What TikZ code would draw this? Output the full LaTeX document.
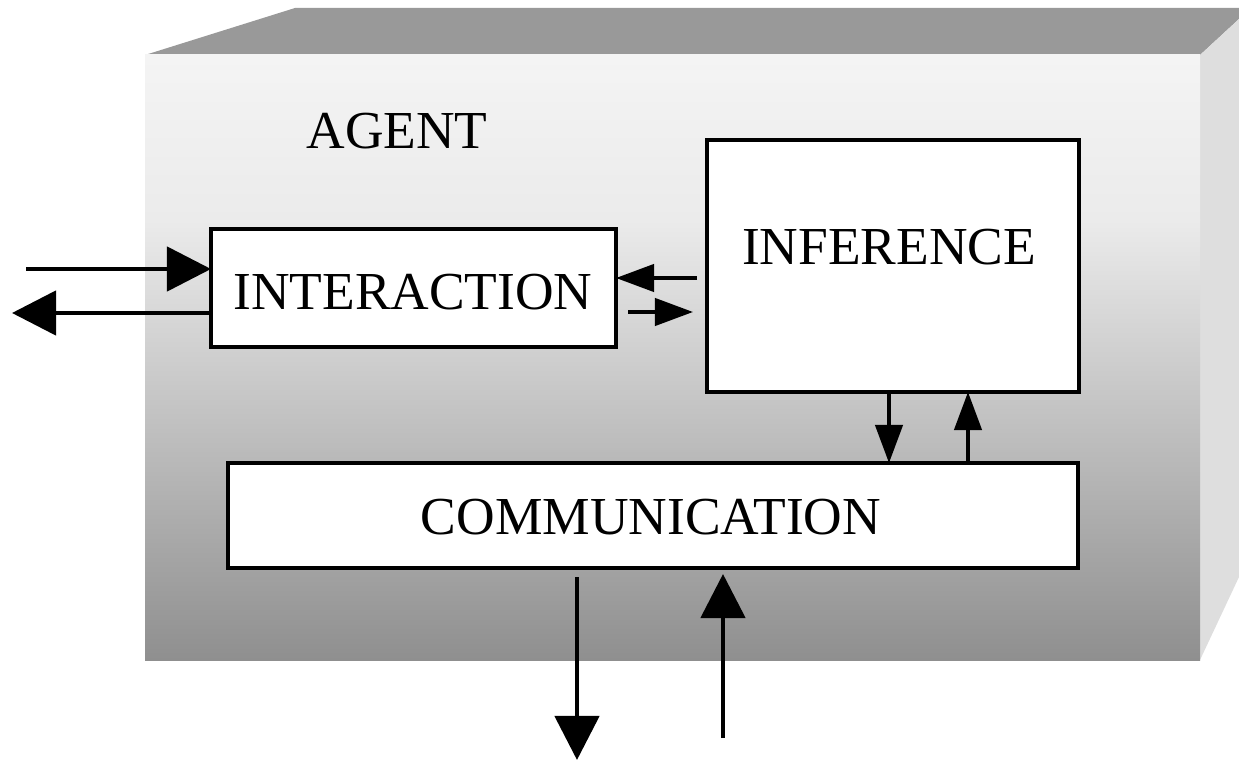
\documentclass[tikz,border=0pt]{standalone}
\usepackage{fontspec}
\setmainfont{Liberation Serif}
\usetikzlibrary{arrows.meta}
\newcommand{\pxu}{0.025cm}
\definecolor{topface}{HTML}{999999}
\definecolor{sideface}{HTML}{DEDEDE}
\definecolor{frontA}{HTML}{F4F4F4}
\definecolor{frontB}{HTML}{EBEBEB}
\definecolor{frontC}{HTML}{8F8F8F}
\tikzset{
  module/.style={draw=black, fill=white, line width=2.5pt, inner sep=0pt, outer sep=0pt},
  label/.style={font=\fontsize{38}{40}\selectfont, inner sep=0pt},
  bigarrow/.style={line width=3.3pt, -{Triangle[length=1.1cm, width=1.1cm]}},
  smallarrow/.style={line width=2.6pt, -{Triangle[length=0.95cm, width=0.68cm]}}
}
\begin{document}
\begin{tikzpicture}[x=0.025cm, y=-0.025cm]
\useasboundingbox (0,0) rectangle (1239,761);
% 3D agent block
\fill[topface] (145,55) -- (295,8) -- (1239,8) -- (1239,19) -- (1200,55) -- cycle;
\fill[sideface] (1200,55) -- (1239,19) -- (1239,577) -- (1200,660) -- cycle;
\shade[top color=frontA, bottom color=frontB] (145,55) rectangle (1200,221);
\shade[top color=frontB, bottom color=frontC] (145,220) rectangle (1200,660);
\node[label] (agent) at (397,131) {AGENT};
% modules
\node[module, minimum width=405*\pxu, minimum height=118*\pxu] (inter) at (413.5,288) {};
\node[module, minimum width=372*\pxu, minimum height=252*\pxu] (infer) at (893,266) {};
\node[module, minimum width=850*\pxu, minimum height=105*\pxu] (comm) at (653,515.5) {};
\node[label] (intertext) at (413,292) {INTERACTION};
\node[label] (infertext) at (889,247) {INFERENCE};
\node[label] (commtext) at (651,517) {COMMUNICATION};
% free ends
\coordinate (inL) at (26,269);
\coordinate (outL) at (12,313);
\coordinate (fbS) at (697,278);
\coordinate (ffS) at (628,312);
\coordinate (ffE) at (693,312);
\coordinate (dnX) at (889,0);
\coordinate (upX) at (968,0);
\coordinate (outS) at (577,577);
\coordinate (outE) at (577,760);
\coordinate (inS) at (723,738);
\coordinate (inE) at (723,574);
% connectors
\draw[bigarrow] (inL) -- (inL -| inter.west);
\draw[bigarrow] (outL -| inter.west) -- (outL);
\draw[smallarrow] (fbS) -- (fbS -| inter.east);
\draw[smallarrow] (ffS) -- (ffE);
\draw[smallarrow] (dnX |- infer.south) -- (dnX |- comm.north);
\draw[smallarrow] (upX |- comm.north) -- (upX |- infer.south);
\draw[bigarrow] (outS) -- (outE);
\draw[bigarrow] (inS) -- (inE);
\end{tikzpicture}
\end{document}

* * *

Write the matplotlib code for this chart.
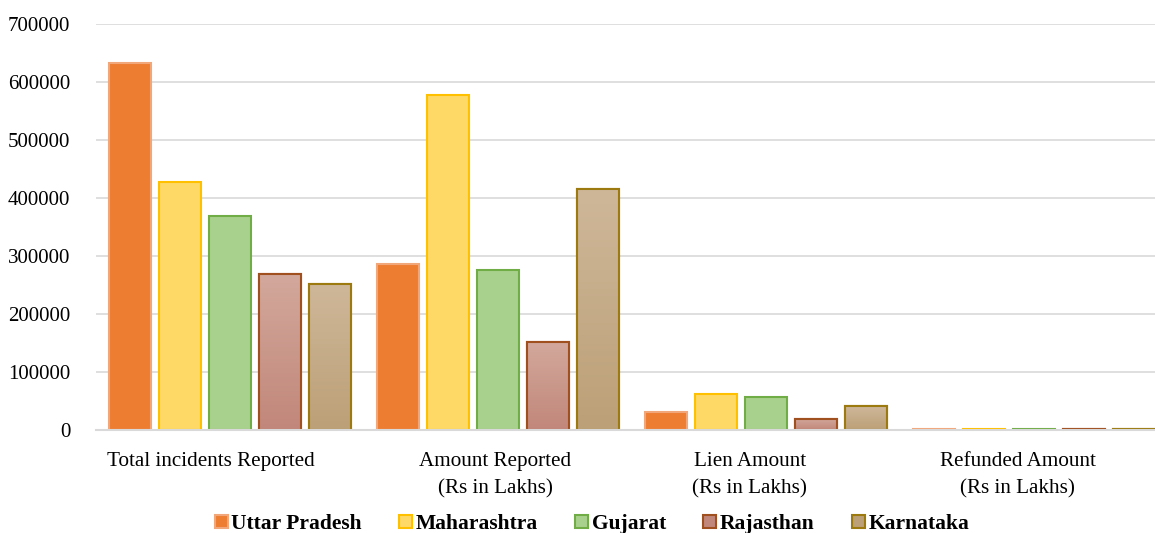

■ The request
Report the number of lines of the listing above that hold the string "code", with no other text.

■ Result of the task
2